India's "Swami Army" has massed in Sydney for the second cricket Test in support of Mahendra Dhoni's side in its clash with Australia.
Swami is a Sanskrit word that means teacher or guru, and the members of the army say they are committed to bringing a bit of Bollywood glamour to the often staid world of international cricket.
The supporters' group was founded about eight years ago by Australian-born Indians, who have mixed their love of sport with a boisterous appreciation of Bollywood theatrics.
They have commandeered a section of the Sydney Cricket Ground, festooning it with banners and with saffron, white and green colours of the Indian flag.

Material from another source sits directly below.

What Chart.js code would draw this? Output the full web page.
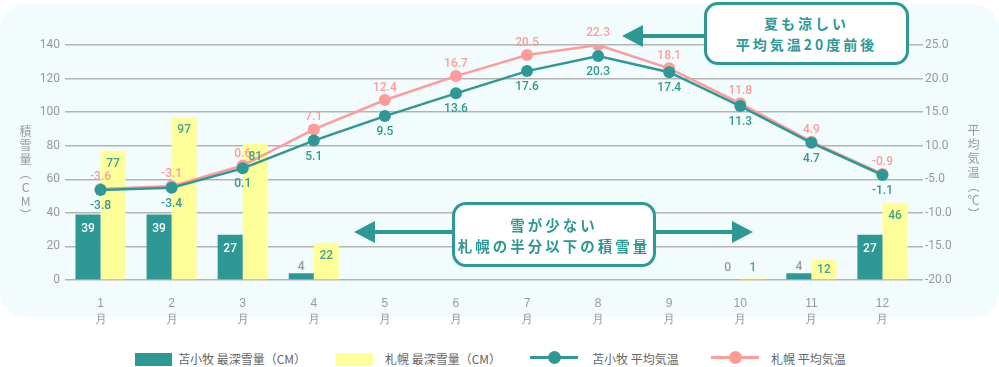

The noise of hundreds of Indian fans in customised blue jerseys reverberates around this famous old stadium, which is celebrating its 100th Test match.
To the tune of Waltzing Matilda, Australia's most memorable folk ballad, they sing themselves hoarse celebrating their cricketing idols.
"Sachin Tendulkar, Sachin Tendulkar, Sachin Tendulkar he is our god," they bellow as a lone drummer rallies the troops.
"And he bats, and he bats and he scores another century, Sachin Tendulkar he is our god!"
While they may lack the numbers and cutting banter of their celebrated English counterparts, the Indian contingent is no less passionate.
"We are a different beast to England's Barmy Army," says Amit Grover, a 30-year-old lawyer from Sydney and one of the founders of the Swami Army.
"We are very much more family-friendly. It is more about bringing Bollywood to the cricket.
"The Barmy Army is fantastic in the way they devise their chants. I don't know if I'm as witty as them."
Amit says the Swami Army is "going global".
"We have regiments set up in the UK, US, Singapore and the United Arab Emirates, so this isn't just an Australian phenomenon. It is going to be worldwide and global."
Amit's brother, Sumit, is one of the organisation's key lieutenants, who has worked with Australia's cricket authorities to enable its members to sit together. They have created a small but unmissable sea of light blue at the beloved venue in Sydney.
"We tend to switch into Bollywood mode when we're not doing that well," Sumit admits, as India creaks under the weight of another Australia onslaught.
"Normal supporters tend to be fickle when they are doing well and jump on the bandwagon but when they're not doing that well they tend to go home.
"That is what the Swami Army is all about. Let's create that culture of supporting the team no matter what they are going through," explains Sumit.
Sitting beside Sumit is his wife, Shweta, whose family came to Australia from Delhi via South Africa.
"Most of us who have formed the Swami Army are Australian-born Indians, so we do value our Australian culture but it is always good fun when the Indians come down here to support the team," she says as the massed ranks again burst into song.
Australian fans do mostly appreciate the colour and verve the Indian contingent brings to matches. So do Kelly and Bryn, British tourists from Surrey, who are soaking up the Sydney sun and enjoying the Swami Army's histrionics.
"They are good fun. It is a nice atmosphere to have but I don't think they can really compete with the Barmy Army," says Kelly.
"They got a lot of original songs too, so it's great to hear them," adds Bryn.
The Sydney Cricket Ground would shake to its ancient foundations if batting legend Tendulkar could notch up his 100th international century during this second Test.
So far, though, his team has struggled, losing the first Test in Melbourne and being skittled out for just 191 in its first innings here. But the fans are keeping the faith.
"Cricket is a religion in India," says fan Anil Kumar.
"You don't stop supporting your religion when things get tough. You know, things get tough on the field and we just get louder and prouder. So we absolutely love our cricket and we'll never stop loving it."